El gran Vittorio Gassman, quizá el actor más grande que haya dado Italia al mundo, sostenía que el teatro no se hace para contar las cosas, sino para cambiarlas. En el verano de 1984, Gassman recaló en el Festival Internacional de San Javier, que este año cumplirá felizmente medio siglo de vida, para ofrecer sus monólogos a un público que había agotado las entradas con feroz antelación. Llegó en avión al aeropuerto marmenorense, donde estaba apostado a pie de pista el fotógrafo Ángel Martínez Requiel para captar el momento en que descendiera por la escalerilla de la aeronave, y de allí se trasladó al hotel.
Cuando a Gassman le enseñaron el auditorio donde debía actuar horas después, alguien como él, acostumbrado a los mejores anfiteatros y coliseos, utilizó una expresión que, siendo piadosos, consideraríamos despreciativa. Alegó además que la megafonía no era la apropiada, pues carecía de la potencia exigida. Gassman, que tenía entonces casi 62 años, y que había llegado algo tocado, con una notable afección de faringitis e inflamación de la tráquea, se volvió al hotel y pidió al servicio un recipiente con agua hirviendo y toallas para hacer vahos en su habitación.

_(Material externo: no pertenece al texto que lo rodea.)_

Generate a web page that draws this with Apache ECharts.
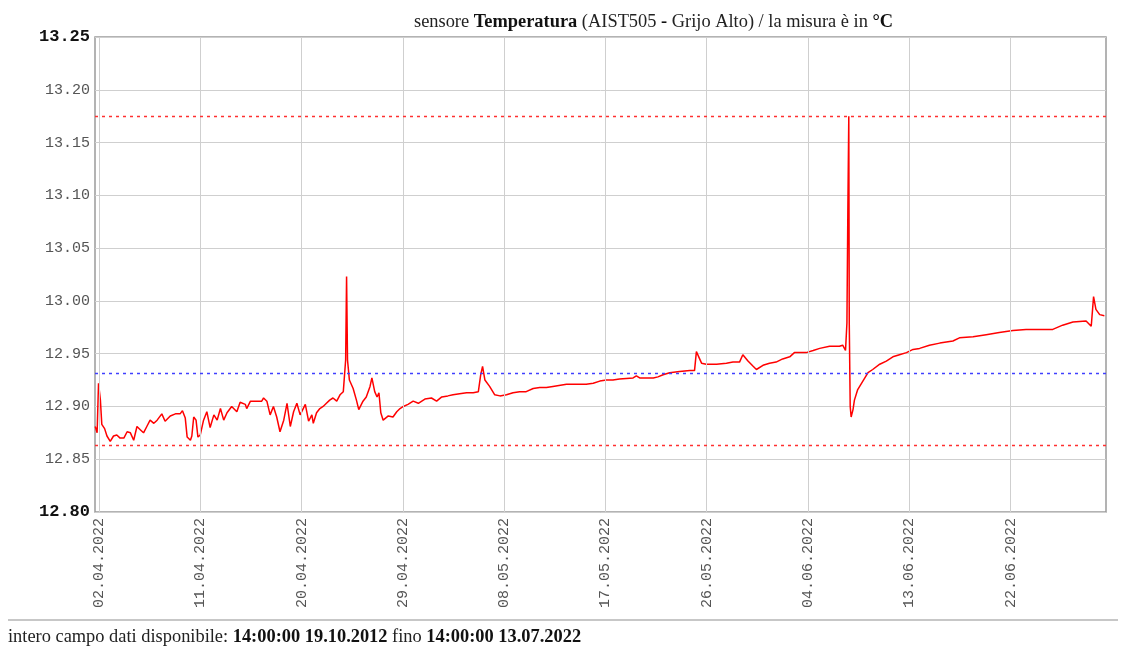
<!DOCTYPE html>
<html>
<head>
<meta charset="utf-8">
<title>sensore Temperatura</title>
<script src="https://cdn.jsdelivr.net/npm/echarts@6/dist/echarts.min.js"></script>
<style>
  html, body { margin: 0; padding: 0; background: #fff; }
  #chart { width: 1124px; height: 653px; }
</style>
</head>
<body>
<div id="chart"></div>
<script>
// measurement times (local) and temperatures in °C
const times = [
  '2022-04-01 16:00', '2022-04-01 20:00', '2022-04-01 23:00', '2022-04-02 03:00', '2022-04-02 06:00',
  '2022-04-02 12:00', '2022-04-02 17:00', '2022-04-03 00:00', '2022-04-03 07:00', '2022-04-03 14:00',
  '2022-04-03 21:00', '2022-04-04 05:00', '2022-04-04 12:00', '2022-04-04 19:00', '2022-04-05 02:00',
  '2022-04-05 09:00', '2022-04-05 16:00', '2022-04-05 23:00', '2022-04-06 06:00', '2022-04-06 13:00',
  '2022-04-06 21:00', '2022-04-07 04:00', '2022-04-07 14:00', '2022-04-07 21:00', '2022-04-08 08:00',
  '2022-04-08 19:00', '2022-04-09 05:00', '2022-04-09 10:00', '2022-04-09 16:00', '2022-04-09 20:00',
  '2022-04-10 03:00', '2022-04-10 06:00', '2022-04-10 10:00', '2022-04-10 15:00', '2022-04-10 19:00',
  '2022-04-11 00:00', '2022-04-11 07:00', '2022-04-11 14:00', '2022-04-11 21:00', '2022-04-12 05:00',
  '2022-04-12 12:00', '2022-04-12 19:00', '2022-04-13 02:00', '2022-04-13 09:00', '2022-04-13 19:00',
  '2022-04-14 06:00', '2022-04-14 13:00', '2022-04-15 00:00', '2022-04-15 03:00', '2022-04-15 11:00',
  '2022-04-16 11:00', '2022-04-16 15:00', '2022-04-16 22:00', '2022-04-17 05:00', '2022-04-17 12:00',
  '2022-04-17 19:00', '2022-04-18 02:00', '2022-04-18 10:00', '2022-04-18 17:00', '2022-04-19 00:00',
  '2022-04-19 07:00', '2022-04-19 14:00', '2022-04-19 21:00', '2022-04-20 08:00', '2022-04-20 15:00',
  '2022-04-20 22:00', '2022-04-21 01:00', '2022-04-21 08:00', '2022-04-21 15:00', '2022-04-21 22:00',
  '2022-04-22 05:00', '2022-04-22 12:00', '2022-04-22 19:00', '2022-04-23 03:00', '2022-04-23 10:00',
  '2022-04-23 17:00', '2022-04-23 22:00', '2022-04-24 00:00', '2022-04-24 02:00', '2022-04-24 06:00',
  '2022-04-24 14:00', '2022-04-24 21:00', '2022-04-25 02:00', '2022-04-25 11:00', '2022-04-25 18:00',
  '2022-04-26 02:00', '2022-04-26 06:00', '2022-04-26 12:00', '2022-04-26 17:00', '2022-04-26 21:00',
  '2022-04-27 01:00', '2022-04-27 06:00', '2022-04-27 17:00', '2022-04-28 03:00', '2022-04-28 11:00',
  '2022-04-28 18:00', '2022-04-29 01:00', '2022-04-29 11:00', '2022-04-29 22:00', '2022-04-30 09:00',
  '2022-04-30 23:00', '2022-05-01 13:00', '2022-05-02 00:00', '2022-05-02 11:00', '2022-05-03 00:00',
  '2022-05-03 11:00', '2022-05-04 01:00', '2022-05-04 16:00', '2022-05-05 06:00', '2022-05-05 17:00',
  '2022-05-05 22:00', '2022-05-06 02:00', '2022-05-06 07:00', '2022-05-06 17:00', '2022-05-07 04:00',
  '2022-05-07 15:00', '2022-05-08 05:00', '2022-05-08 19:00', '2022-05-09 09:00', '2022-05-09 23:00',
  '2022-05-10 14:00', '2022-05-11 04:00', '2022-05-11 18:00', '2022-05-12 08:00', '2022-05-13 13:00',
  '2022-05-14 10:00', '2022-05-15 07:00', '2022-05-15 22:00', '2022-05-16 12:00', '2022-05-17 02:00',
  '2022-05-17 16:00', '2022-05-18 06:00', '2022-05-19 11:00', '2022-05-19 18:00', '2022-05-20 01:00',
  '2022-05-21 06:00', '2022-05-21 16:00', '2022-05-22 03:00', '2022-05-22 17:00', '2022-05-23 14:00',
  '2022-05-24 12:00', '2022-05-24 22:00', '2022-05-25 02:00', '2022-05-25 07:00', '2022-05-25 13:00',
  '2022-05-25 23:00', '2022-05-26 21:00', '2022-05-27 18:00', '2022-05-28 08:00', '2022-05-28 22:00',
  '2022-05-29 05:00', '2022-05-29 16:00', '2022-05-30 03:00', '2022-05-30 10:00', '2022-05-31 00:00',
  '2022-05-31 14:00', '2022-06-01 04:00', '2022-06-01 18:00', '2022-06-02 09:00', '2022-06-02 19:00',
  '2022-06-03 06:00', '2022-06-03 20:00', '2022-06-04 11:00', '2022-06-05 01:00', '2022-06-05 22:00',
  '2022-06-06 19:00', '2022-06-07 02:00', '2022-06-07 08:00', '2022-06-07 11:00', '2022-06-07 13:00',
  '2022-06-07 15:00', '2022-06-07 16:00', '2022-06-07 18:00', '2022-06-07 20:00', '2022-06-08 00:00',
  '2022-06-08 03:00', '2022-06-08 10:00', '2022-06-08 21:00', '2022-06-09 08:00', '2022-06-09 18:00',
  '2022-06-10 09:00', '2022-06-10 23:00', '2022-06-11 13:00', '2022-06-12 03:00', '2022-06-12 18:00',
  '2022-06-13 08:00', '2022-06-13 22:00', '2022-06-14 19:00', '2022-06-15 17:00', '2022-06-16 21:00',
  '2022-06-17 11:00', '2022-06-18 16:00', '2022-06-19 20:00', '2022-06-21 00:00', '2022-06-22 05:00',
  '2022-06-23 09:00', '2022-06-24 14:00', '2022-06-25 18:00', '2022-06-26 15:00', '2022-06-27 13:00',
  '2022-06-28 17:00', '2022-06-29 04:00', '2022-06-29 09:00', '2022-06-29 14:00', '2022-06-29 22:00',
  '2022-06-30 08:00'
];
const values = [
  12.881, 12.875, 12.922, 12.906, 12.883,
  12.879, 12.872, 12.867, 12.872, 12.873,
  12.870, 12.870, 12.876, 12.875, 12.868,
  12.881, 12.878, 12.875, 12.881, 12.887,
  12.884, 12.887, 12.893, 12.886, 12.891,
  12.893, 12.893, 12.896, 12.889, 12.871,
  12.868, 12.872, 12.890, 12.887, 12.871,
  12.873, 12.887, 12.895, 12.880, 12.892,
  12.887, 12.898, 12.887, 12.894, 12.900,
  12.895, 12.904, 12.902, 12.898, 12.905,
  12.905, 12.908, 12.905, 12.892, 12.900,
  12.890, 12.876, 12.887, 12.903, 12.881,
  12.895, 12.903, 12.892, 12.902, 12.886,
  12.892, 12.884, 12.894, 12.898, 12.900,
  12.903, 12.906, 12.908, 12.905, 12.911,
  12.914, 12.944, 13.023, 12.944, 12.925,
  12.917, 12.906, 12.897, 12.905, 12.909,
  12.919, 12.927, 12.914, 12.909, 12.913,
  12.894, 12.887, 12.891, 12.890, 12.895,
  12.898, 12.900, 12.902, 12.905, 12.903,
  12.907, 12.908, 12.905, 12.909, 12.910,
  12.911, 12.912, 12.913, 12.913, 12.914,
  12.930, 12.938, 12.925, 12.919, 12.911,
  12.910, 12.911, 12.913, 12.914, 12.914,
  12.917, 12.918, 12.918, 12.919, 12.921,
  12.921, 12.921, 12.922, 12.924, 12.925,
  12.925, 12.926, 12.927, 12.929, 12.927,
  12.927, 12.928, 12.930, 12.932, 12.933,
  12.934, 12.934, 12.952, 12.947, 12.941,
  12.940, 12.940, 12.941, 12.942, 12.942,
  12.949, 12.943, 12.938, 12.935, 12.939,
  12.941, 12.942, 12.945, 12.947, 12.951,
  12.951, 12.951, 12.953, 12.955, 12.957,
  12.957, 12.958, 12.953, 12.979, 13.087,
  13.175, 12.979, 12.900, 12.890, 12.897,
  12.906, 12.916, 12.924, 12.932, 12.935,
  12.940, 12.943, 12.947, 12.949, 12.951,
  12.954, 12.955, 12.958, 12.960, 12.962,
  12.965, 12.966, 12.968, 12.970, 12.972,
  12.973, 12.973, 12.973, 12.977, 12.980,
  12.981, 12.976, 13.004, 12.992, 12.987,
  12.986
];
const tickDates = [
  '2022-04-02', '2022-04-11', '2022-04-20', '2022-04-29', '2022-05-08',
  '2022-05-17', '2022-05-26', '2022-06-04', '2022-06-13', '2022-06-22'
];
const upperLimit = 13.175;
const lowerLimit = 12.8636;
const meanValue = 12.9316;
const rangeStart = '2022-04-01 15:30';
const rangeEnd = '2022-06-30 11:30';

function toTime(s) {
  return new Date((s.length === 10 ? s + ' 00:00' : s).replace(' ', 'T')).getTime();
}
function pad(n) {
  return n < 10 ? '0' + n : '' + n;
}

const tickTimes = tickDates.map(toTime);
const seriesData = times.map((t, i) => [toTime(t), values[i]]);

const serifNormal = { fontFamily: 'Liberation Serif', fontSize: 18.4, fontWeight: 'normal', color: '#222' };
const serifBold = { fontFamily: 'Liberation Serif', fontSize: 18.4, fontWeight: 'bold', color: '#111' };

const chart = echarts.init(document.getElementById('chart'));
chart.setOption({
  animation: false,
  backgroundColor: '#fff',
  title: {
    text: '{n|sensore }{b|Temperatura}{n| (AIST505 }{b|-}{n| Grijo Alto) / la misura è in }{b|°C}',
    left: 409,
    top: 8,
    textStyle: {
      fontWeight: 'normal',
      rich: { n: serifNormal, b: serifBold },
    },
  },
  grid: {
    left: 95,
    right: 18,
    top: 37,
    bottom: 141,
    show: true,
    borderColor: '#9a9a9a',
    borderWidth: 1.5,
  },
  xAxis: {
    // timestamps on a plain value axis so the date ticks can be placed freely
    type: 'value',
    min: toTime(rangeStart),
    max: toTime(rangeEnd),
    axisLine: { show: false },
    axisTick: { show: false, customValues: tickTimes },
    splitLine: { show: false },
    axisLabel: {
      customValues: tickTimes,
      rotate: 90,
      margin: 6,
      fontFamily: 'Liberation Mono',
      fontSize: 15,
      color: '#555',
      formatter: (value) => {
        const d = new Date(value);
        return pad(d.getDate()) + '.' + pad(d.getMonth() + 1) + '.' + d.getFullYear();
      },
    },
  },
  yAxis: {
    type: 'value',
    min: 12.8,
    max: 13.25,
    interval: 0.05,
    axisLine: { show: false },
    axisTick: { show: false },
    splitLine: { lineStyle: { color: '#cfcfcf', width: 1 } },
    axisLabel: {
      margin: 5,
      fontFamily: 'Liberation Mono',
      fontSize: 15,
      color: '#555',
      formatter: (value) => {
        const s = value.toFixed(2);
        if (Math.abs(value - 12.8) < 1e-6 || Math.abs(value - 13.25) < 1e-6) {
          return '{b|' + s + '}';
        }
        return s;
      },
      rich: {
        b: { fontFamily: 'Liberation Mono', fontSize: 17, fontWeight: 'bold', color: '#111' },
      },
    },
  },
  graphic: [
    {
      type: 'line',
      shape: { x1: 8, y1: 620, x2: 1118, y2: 620 },
      style: { stroke: '#b5b5b5', lineWidth: 1.5 },
    },
    {
      type: 'text',
      left: 8,
      top: 628,
      style: {
        text: '{n|intero campo dati disponibile: }{b|14:00:00 19.10.2012}{n| fino }{b|14:00:00 13.07.2022}',
        rich: {
          n: { fontFamily: 'Liberation Serif', fontSize: 18.4, fontWeight: 'normal', fill: '#222' },
          b: { fontFamily: 'Liberation Serif', fontSize: 18.4, fontWeight: 'bold', fill: '#111' },
        },
      },
    },
  ],
  series: [
    {
      // vertical grid lines on the date ticks
      type: 'line',
      data: [],
      z: 1,
      markLine: {
        silent: true,
        symbol: 'none',
        label: { show: false },
        lineStyle: { color: '#cfcfcf', width: 1, type: 'solid' },
        data: tickTimes.map((t) => ({ xAxis: t })),
      },
    },
    {
      type: 'line',
      data: seriesData,
      showSymbol: false,
      z: 3,
      lineStyle: { color: '#ff0000', width: 1.5 },
      markLine: {
        silent: true,
        symbol: 'none',
        precision: 4,
        label: { show: false },
        data: [
          { yAxis: upperLimit, lineStyle: { color: '#ff3030', width: 1.3, type: [3, 4] } },
          { yAxis: lowerLimit, lineStyle: { color: '#ff3030', width: 1.3, type: [3, 4] } },
          { yAxis: meanValue, lineStyle: { color: '#4040ff', width: 1.3, type: [3, 4] } },
        ],
      },
    },
  ],
});
</script>
</body>
</html>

Allí estábamos en el hall, esperándolo, entre otros, el entonces crítico teatral de este periódico, Jacobo Fernández Aguilar, y un servidor, quienes nos habíamos trasladado desde Murcia, en mi primario Seat 133, para intentar entrevistarlo, pertrechados de un magnetofón de aquellos tan singulares que teníamos en Radiocadena. Recuerdo la expresión de mi acompañante al aparecer Gassman en la recepción del establecimiento hotelero: “Ahí está”, me dijo en un acto reflejo de evidente admiración, que se traslucía en sus ojos, por un artista al que teníamos a tan solo escasos metros de nosotros. Pero, al final, Gassman no actuó esa noche, tampoco quiso hablar con la prensa y su decisión de suspender la función estuvo a punto de provocar un serio altercado de orden público al encajarlo muy mal los asistentes, que abarrotaban sus asientos en los graderíos.
Recordé esta anécdota la otra noche, escuchando a unos tertulianos en la televisión autonómica murciana hablar de ‘Perfume de mujer’, la película que en 1974 protagonizó Gassman, bajo la dirección de Dino Risi y con una imponente Agostina Belli en el reparto. Años después, en 1992, Al Pacino hizo lo propio en un ‘remake’ estadounidense, trabajo por el que obtuvo un Oscar y un Globo de Oro como mejor actor. El tango gardeliano ‘Por una cabeza’ que baila con una espléndida Gabrielle Anwar, por sí solo, ya vale un potosí.
En la tertulia se dijo, entre otras cosas, de Pacino, en el papel del exmilitar ciego (“El día que dejamos de mirar, es el día que morimos”, confiesa a su joven lazarillo), que no tenía comparación con Gassman, que sobreactuaba y como que no le llegaba ni a la suela de los zapatos. Para conocer la verdadera dimensión de este actor salido del Bronx neoyorquino hay que leer ‘Conversaciones con Al Pacino’, de Lawrence Grobel, una joya del que consideran el Mozart de los entrevistadores. A nadie discutiré jamás que Gassman fue grande, muy grande, ciertamente un dios de la interpretación, dotado con una voz portentosa e inigualable. Pero no albergo dudas de que Pacino, que siempre se ha considerado actor antes que estrella y para quien el teatro es un estilo de vida, sería con absoluta certeza su profeta.